A vida dos moradores de Porto Alegre nunca mais será a mesma depois deste final de semana. Entre a chuvosa sexta-feira e o ensolarado fim de tarde de domingo, a Capital percebeu como estavam erradas todas as outras vezes em que a palavra caos foi usada para descrever uma situação. O Guaíba engoliu parte da cidade. Mais de 100 mil vivem em locais sob risco a ponto de ser orientados a sair.
Pessoas que deixavam suas casas com água pela cintura até agradeciam, porque havia vizinhos que mal enxergavam os telhados de suas residências enquanto percorriam ruas a bordo de barcos, moto aquáticas e até colchões infláveis. Ao mesmo tempo, o pôr do sol mais bonito do mundo iluminou milhares de voluntários que se aglomeraram na orla para receber resgatados, oferecer lanche, água, roupas secas ou pelo menos um abraço.
O Guaíba chegou ao recorde de 5m33cm na medição de seu nível no Cais Mauá, na área central. Superou os 4m76cm de 1941. O Quarto Distrito, zona reabilitada recentemente, foi tomado pela água. Até em regiões relativamente afastadas da orla, como o bairro Menino Deus, sofriam com as inundações. A água brotava dos bueiros. Hospitais, como o Mãe de Deus, precisaram suspender atividades, transferir pacientes. O Arroio Dilúvio tocou a ponte da Azenha, na esquina das Avenidas Ipiranga e João Pessoa.
Pânico na Zona Norte
Mas o cenário mais assustador estava na Zona Norte. No domingo, o dique do Arroio Feijó, no Bairro Sarandi, extravasou. Não rompeu, como sugeriram os áudios no WhatsApp. Foi o suficiente para causar pânico, o que é compreensível, dado o cenário. A água cobria carros, janelas. Barcos conduziam moradores que precisavam se abaixar para não bater a cabeça nos cabos de energia elétrica. A prefeitura fez o alerta mais incisivo do final de semana.
– Sobre os moradores do Humaitá e do Sarandi, é urgente que todos saiam pois o risco de inundação é iminente. Estamos com as equipes em operação de resgate atuando as 24 horas e não iremos parar até salvar todos – disse o prefeito Sebastião Melo.
Luziu, então, o melhor de Porto Alegre. E que muita gente nem lembrava. Uma cidade que parecia ter esquecido da convivência viu uma onda de solidariedade. As pessoas que saíam do Sarandi e adjacências com seus filhos, netos, avós, cães e gatos eram orientadas a ir até o Teatro Renascença, na Avenida Erico Verissimo. Para isso, se deslocavam em carros, vans, motos de pessoas que simplesmente estavam lá com essa missão.
No teatro, estavam outros tantos voluntários.
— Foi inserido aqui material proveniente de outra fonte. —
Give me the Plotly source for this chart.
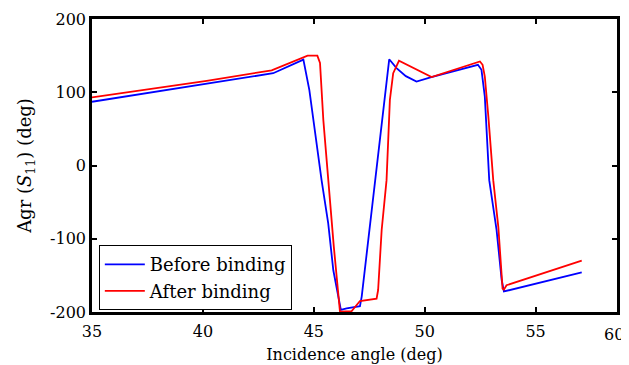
import plotly.graph_objects as go

# Before binding (blue)
before_x = [35, 40.17, 43.17, 44.53, 44.8, 45.35, 45.65, 45.88, 46.22, 46.48, 46.93, 47.08,
            47.16, 47.76, 48.4, 48.73, 49.15, 49.63, 50.3, 52.4, 52.56, 52.71, 52.91,
            53.24, 53.47, 53.57, 57.08]
before_y = [87, 112, 126, 144.5, 103, -20, -79, -143, -197, -195, -193, -192,
            -179, -20, 145, 133, 122, 114.6, 120.7, 137.5, 130.6, 94, -20,
            -88, -156, -172, -146]

# After binding (red)
after_x = [35, 40.17, 43.1, 44.72, 45.16, 45.28, 45.43, 45.65, 45.9, 46.18, 46.7, 47.08,
           47.83, 47.9, 48.06, 48.28, 48.43, 48.58, 48.84, 50.31, 52.49, 52.61, 52.71,
           52.87, 53.09, 53.32, 53.51, 53.57, 53.69, 57.08]
after_y = [93, 115.6, 130, 150, 150, 140, 62, -20, -110, -199.5, -199, -185,
           -181.7, -170, -88, -20, 89.6, 126, 143, 120.7, 142, 137.5, 121.5,
           66.8, -20, -84, -168, -169.5, -163.5, -130]

x_ticks = [35, 40, 45, 50, 55]
y_ticks = [-200, -100, 0, 100, 200]
x_max = 58.67

FONT = "DejaVu Serif"

fig = go.Figure()
fig.add_trace(go.Scatter(x=before_x, y=before_y, mode="lines", name="Before binding",
                         line=dict(color="#0000FF", width=1.8)))
fig.add_trace(go.Scatter(x=after_x, y=after_y, mode="lines", name="After binding",
                         line=dict(color="#FF0000", width=1.8)))

axis_common = dict(showline=True, linecolor="black", linewidth=2.5, mirror="allticks",
                   ticks="inside", ticklen=5, tickwidth=2, tickcolor="black",
                   showgrid=False, zeroline=False, automargin=False,
                   tickfont=dict(family=FONT, size=16, color="black"))

fig.update_xaxes(range=[35, x_max], tickvals=x_ticks, ticklabelstandoff=3,
                 title=dict(text="Incidence angle (deg)", font=dict(family=FONT, size=16, color="black"),
                            standoff=9),
                 **axis_common)
fig.update_yaxes(range=[-200, 200], tickvals=y_ticks, ticktext=[str(v) for v in y_ticks],
                 title=dict(text="Agr (<i>S</i><sub>11</sub>) (deg)",
                            font=dict(family=FONT, size=18, color="black"), standoff=14),
                 **axis_common)

fig.add_annotation(text="60", xref="paper", yref="paper", x=1, y=0, yshift=-11, xshift=9,
                   xanchor="right", yanchor="top", showarrow=False,
                   font=dict(family=FONT, size=16, color="black"))

# The page body has an 8px default margin; size the figure to fit the window.
fig.update_layout(
    width=621, height=357,
    margin=dict(l=84, r=12, t=11, b=53, autoexpand=False),
    paper_bgcolor="white", plot_bgcolor="white",
    legend=dict(x=0.013, y=0.228, xanchor="left", yanchor="top",
                bgcolor="white", bordercolor="black", borderwidth=1,
                font=dict(family=FONT, size=18, color="black"),
                tracegroupgap=0, itemwidth=40),
    showlegend=True,
)

fig.write_html("out.html")
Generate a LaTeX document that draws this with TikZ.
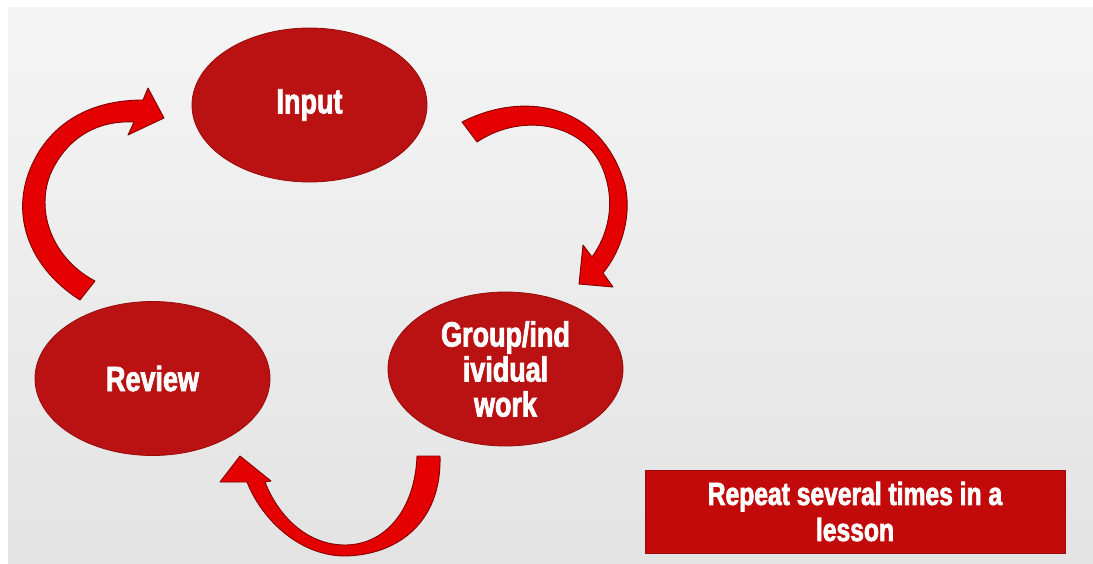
\documentclass[tikz,border=0pt]{standalone}
\usepackage{fontspec}
\usepackage{xcolor}
\usetikzlibrary{shapes.geometric}
\newfontfamily\posterfont{Liberation Sans}[FakeStretch=0.77,FakeBold=2.2]
\definecolor{stagered}{RGB}{186,18,18}
\definecolor{stageedge}{RGB}{150,12,12}
\definecolor{arrowred}{RGB}{228,0,0}
\definecolor{arrowedge}{RGB}{130,0,0}
\definecolor{notered}{RGB}{195,10,10}
\tikzset{
  stage/.style={ellipse,fill=stagered,draw=stageedge,line width=0.8pt,
    minimum width=235pt,minimum height=154pt,inner sep=0pt,align=center,
    text=white,font=\posterfont\bfseries\fontsize{35}{35}\selectfont},
  blockarrow/.style={fill=arrowred,draw=arrowedge,line width=0.9pt,line join=round},
  notebox/.style={rectangle,fill=notered,draw=stageedge,line width=0.8pt,
    minimum width=420pt,minimum height=83pt,inner sep=0pt,align=center,
    text=white,font=\posterfont\bfseries\fontsize{32}{36}\selectfont}
}
\begin{document}
\begin{tikzpicture}[x=1pt,y=-1pt]
\useasboundingbox (0,0) rectangle (1093,563);
\shade[top color=black!4,bottom color=black!11] (-2,-2) rectangle (1096,566);
\fill[white] (-2,-2) rectangle (1096,7);
\fill[white] (-2,-2) rectangle (8,566);
%---------------------------------------------------
\node[stage] (input)  at (309.5,105) {Input};
\node[stage] (review) at (152.5,378.5) {Review};
\node[stage] (group)  at (505.5,369) {Group/ind\\ividual\\work};
%---------------------------------------------------
% input -> group
\draw[blockarrow] (462,122) .. controls (520,92) and (600,100) .. (625,185)
  .. controls (632,215) and (622,250) .. (603,273)
  -- (613,287) -- (579,284) -- (583,245) -- (592,257)
  .. controls (608,235) and (615,205) .. (605,175)
  .. controls (590,125) and (525,110) .. (477,142) -- cycle;
% group -> review
\draw[blockarrow] (440,456) .. controls (442,520) and (400,555) .. (345,556)
  .. controls (300,556) and (262,520) .. (247,482)
  -- (220,482) -- (240,456) -- (271,481) -- (265,482)
  .. controls (280,520) and (310,545) .. (345,545)
  .. controls (385,545) and (415,510) .. (417,456) -- cycle;
% review -> input
\draw[blockarrow] (80,300) .. controls (25,265) and (5,205) .. (40,150)
  .. controls (65,112) and (105,100) .. (143,100)
  -- (148,88) -- (164,118) -- (128,135) -- (134,122)
  .. controls (95,120) and (65,140) .. (50,175)
  .. controls (35,215) and (55,260) .. (95,281) -- cycle;
%---------------------------------------------------
\node[notebox] (repeat) at (855,511.5) {Repeat several times in a\\lesson};
\end{tikzpicture}
\end{document}
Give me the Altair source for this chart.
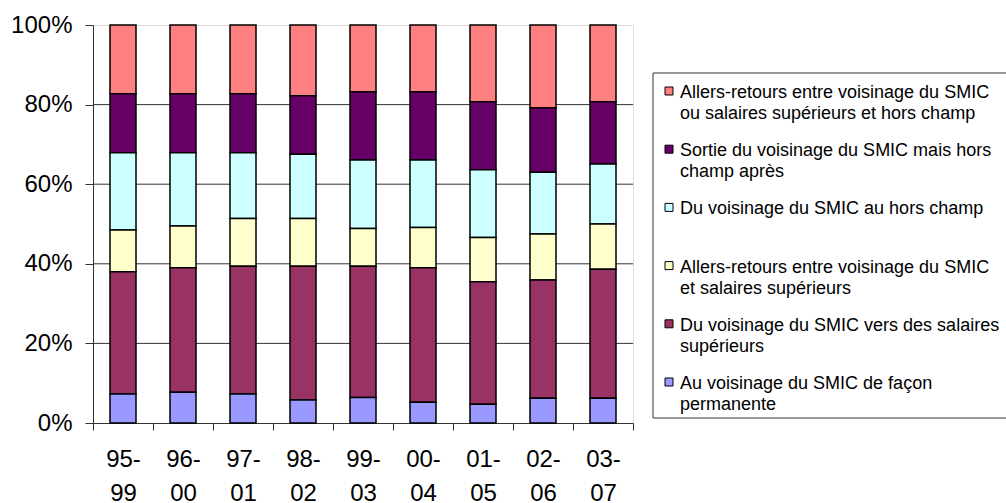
import altair as alt
import pandas as pd

# Periods on the x axis
periods = ["95-99", "96-00", "97-01", "98-02", "99-03", "00-04", "01-05", "02-06", "03-07"]

# Series labels (legend order, top to bottom)
series_labels = [
    "Allers-retours entre voisinage du SMIC\nou salaires supérieurs et hors champ",
    "Sortie du voisinage du SMIC mais hors\nchamp après",
    "Du voisinage du SMIC au hors champ",
    "Allers-retours entre voisinage du SMIC\net salaires supérieurs",
    "Du voisinage du SMIC vers des salaires\nsupérieurs",
    "Au voisinage du SMIC de façon\npermanente",
]
series_colors = ["#FF8080", "#660066", "#CCFFFF", "#FFFFCC", "#993366", "#9999FF"]

# Shares (%) per period, one list per series
allers_retours_hors_champ = [17.3, 17.3, 17.3, 17.8, 16.8, 16.8, 19.3, 20.8, 19.3]
sortie_hors_champ = [14.8, 14.8, 14.8, 14.7, 17.1, 17.1, 17.1, 16.2, 15.6]
vers_hors_champ = [19.4, 18.4, 16.5, 16.1, 17.2, 17.0, 17.0, 15.5, 15.1]
allers_retours_sup = [10.5, 10.5, 12.0, 12.0, 9.5, 10.1, 11.1, 11.6, 11.4]
vers_salaires_sup = [30.7, 31.3, 32.1, 33.6, 33.0, 33.8, 30.8, 29.7, 32.4]
permanent = [7.3, 7.7, 7.3, 5.8, 6.4, 5.2, 4.7, 6.2, 6.2]

series_values = [
    allers_retours_hors_champ,
    sortie_hors_champ,
    vers_hors_champ,
    allers_retours_sup,
    vers_salaires_sup,
    permanent,
]

y_ticks = [0, 20, 40, 60, 80, 100]
grid_values = [20, 40, 60, 80]

FONT = "Liberation Sans"
LINE = "#333333"

rows = []
n = len(series_labels)
for i, (label, vals) in enumerate(zip(series_labels, series_values)):
    for p, v in zip(periods, vals):
        rows.append({"period": p, "series": label, "value": v, "stack_rank": n - 1 - i})
df = pd.DataFrame(rows)

legend_df = pd.DataFrame({"series": series_labels, "row": list(range(n))})
grid_df = pd.DataFrame({"v": grid_values})

color_scale = alt.Scale(domain=series_labels, range=series_colors)
y_scale = alt.Scale(domain=[0, 100], nice=False)

y_axis = alt.Axis(
    title=None,
    values=y_ticks,
    labelExpr="datum.value + '%'",
    labelFontSize=24,
    labelFont=FONT,
    labelColor="black",
    labelPadding=13,
    tickSize=8,
    tickColor=LINE,
    domainColor=LINE,
    grid=False,
)

grid = alt.Chart(grid_df).mark_rule(color=LINE, strokeWidth=1).encode(
    y=alt.Y("v:Q", scale=y_scale, axis=y_axis)
)

bars = alt.Chart(df).mark_bar(size=26, stroke="black", strokeWidth=1.5).encode(
    x=alt.X(
        "period:N",
        sort=periods,
        scale=alt.Scale(paddingInner=0, paddingOuter=0),
        axis=alt.Axis(
            title=None,
            labelAngle=0,
            labelExpr="[slice(datum.label, 0, 3), slice(datum.label, 3)]",
            labelLineHeight=34,
            labelFontSize=24,
            labelFont=FONT,
            labelColor="black",
            labelPadding=17,
            tickSize=7,
            tickBand="extent",
            tickColor=LINE,
            domainColor=LINE,
        ),
    ),
    y=alt.Y("value:Q", stack="zero", scale=y_scale, axis=y_axis),
    color=alt.Color("series:N", scale=color_scale, legend=None),
    order=alt.Order("stack_rank:Q", sort="ascending"),
)

legend_y = alt.Y("row:Q", scale=alt.Scale(domain=[0, n - 1], range=[66, 357]), axis=None)

legend_frame = alt.Chart(pd.DataFrame({"box": [0]})).mark_rect(
    fillOpacity=0, stroke=LINE, strokeWidth=1
).encode(
    x=alt.value(560), x2=alt.value(925), y=alt.value(48), y2=alt.value(393)
)

legend_swatches = alt.Chart(legend_df).mark_square(
    size=64, stroke="black", strokeWidth=1, opacity=1
).encode(
    x=alt.value(576),
    y=legend_y,
    color=alt.Color("series:N", scale=color_scale, legend=None),
)

legend_text = alt.Chart(legend_df).mark_text(
    align="left", baseline="top", dy=-7, fontSize=18, lineHeight=21,
    lineBreak="\n", font=FONT, color="black"
).encode(
    x=alt.value(587),
    y=legend_y,
    text="series:N",
)

main = alt.layer(grid, bars)
legend = alt.layer(legend_frame, legend_swatches, legend_text)

chart = (
    alt.layer(main, legend)
    .resolve_scale(y="independent")
    .properties(
        width=540,
        height=398,
        autosize=alt.AutoSizeParams(type="none"),
        padding={"left": 93, "top": 25, "right": 373, "bottom": 80},
    )
    .configure_view(stroke=None)
    .configure(background="white")
)

chart.save("out.html", embed_options={"renderer": "svg", "actions": False})
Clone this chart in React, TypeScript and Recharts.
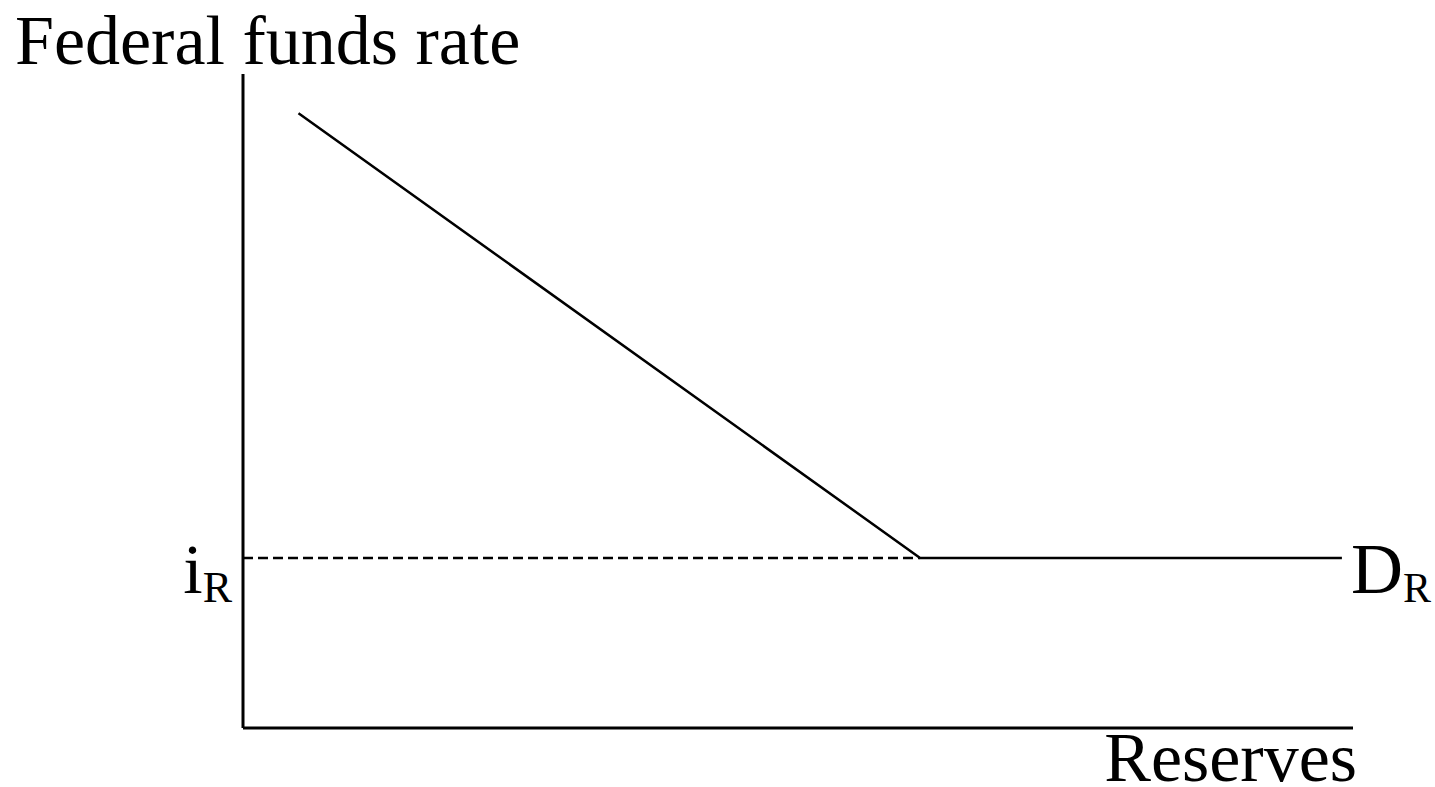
import { LineChart, Line, XAxis, YAxis, ReferenceLine, LabelList, Label } from 'recharts'

// Demand for reserves: downward slope, then flat at the interest rate on reserves
const reserves = [5, 61, 99]
const fedFundsRate = [94, 26, 26]
const interestOnReserves = 26

const data = reserves.map((r, i) => ({ reserves: r, rate: fedFundsRate[i] }))

const FONT = '"Liberation Serif", "Times New Roman", serif'

function RateTick({ y }: { x?: number; y?: number }) {
  return (
    <text x={232} y={(y ?? 0) + 35} textAnchor="end" fontFamily={FONT} fontSize={70} fill="#000">
      <tspan>i</tspan>
      <tspan fontSize={44} dy={9}>R</tspan>
    </text>
  )
}

function DemandLabel(props: any) {
  const { x, y, index } = props
  if (index !== reserves.length - 1) return null
  return (
    <text x={x + 9} y={y + 35} fontFamily={FONT} fontSize={72} fill="#000">
      <tspan>D</tspan>
      <tspan fontSize={42} dy={9}>R</tspan>
    </text>
  )
}

export default function App() {
  return (
    <div style={{ position: 'absolute', left: 0, top: 0, background: '#fff' }}>
      <LineChart width={1435} height={787} data={data} margin={{ top: 74, right: 82, bottom: 49, left: 233 }}>
        <XAxis
          dataKey="reserves"
          type="number"
          domain={[0, 100]}
          height={10}
          ticks={[]}
          tick={false}
          tickLine={false}
          axisLine={{ stroke: '#000', strokeWidth: 3 }}
        >
          <Label
            content={({ viewBox }: any) => (
              <text
                x={viewBox.x + viewBox.width + 4}
                y={viewBox.y + 53}
                textAnchor="end"
                fontFamily={FONT}
                fontSize={70}
                fill="#000"
              >
                Reserves
              </text>
            )}
          />
        </XAxis>
        <YAxis
          type="number"
          domain={[0, 100]}
          width={10}
          ticks={[interestOnReserves]}
          tick={<RateTick />}
          tickLine={false}
          axisLine={{ stroke: '#000', strokeWidth: 3 }}
        >
          <Label
            content={({ viewBox }: any) => (
              <text x={15} y={viewBox.y - 10} fontFamily={FONT} fontSize={70} fill="#000">
                Federal funds rate
              </text>
            )}
          />
        </YAxis>
        <ReferenceLine
          segment={[
            { x: 0, y: interestOnReserves },
            { x: reserves[1], y: interestOnReserves },
          ]}
          stroke="#000"
          strokeWidth={2.5}
          strokeDasharray="10 5"
        />
        <Line
          dataKey="rate"
          type="linear"
          stroke="#000"
          strokeWidth={2.5}
          dot={false}
          activeDot={false}
          isAnimationActive={false}
        >
          <LabelList dataKey="rate" content={<DemandLabel />} />
        </Line>
      </LineChart>
    </div>
  )
}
Acolhiam, faziam triagem, entregavam mantimentos, roupas. Estacionados em frente ao local, táxis e carros particulares aguardavam o destino seguinte para onde seriam levados os desabrigados. Eram 15 mil voluntários inscritos no site da prefeitura. Não estão contabilizados os muitos cidadãos que foram para lá munidos de sanduíches, por exemplo. Aqueles que puderam ouvir de um gurizinho de não mais de 10 anos, falando e sorrindo a um amigo:
– Olha o que me deram – e apontava para um copo de refrigerante, cachorro-quente e uma caixinha de chocolate, antes de ser conduzido a um dos 60 abrigos, que receberão até 7,2 mil pessoas (e já eram 85% das vagas ocupadas até o fechamento da edição).
Impactos
Vai ser preciso mais solidariedade. Ainda falta bastante para tudo passar. A prefeitura informou que 67 bairros da Capital foram afetados pela inoperância de quatro das seis estações de tratamento do Departamento Municipal de Água e Esgotos (Dmae). Segundo o órgão, 82,7% da cidade está sem abastecimento ou com baixa pressão de água. O prefeito disse que existe “o risco de um colapso total pela falta de fornecimento de água e de energia elétrica”:
— Quem puder, que vá ao litoral pela RS-040. Não há necessidade de todos saírem ao mesmo tempo, mas é prudente sair da cidade, caso possa. A cidade precisa ficar livre de trânsito para que possamos salvar todas as vidas em risco.
Nesta segunda-feira (6), o transporte coletivo de Porto Alegre vai operar com tabela de sábado. A alteração ocorre por conta da redução da demanda de circulação prevista.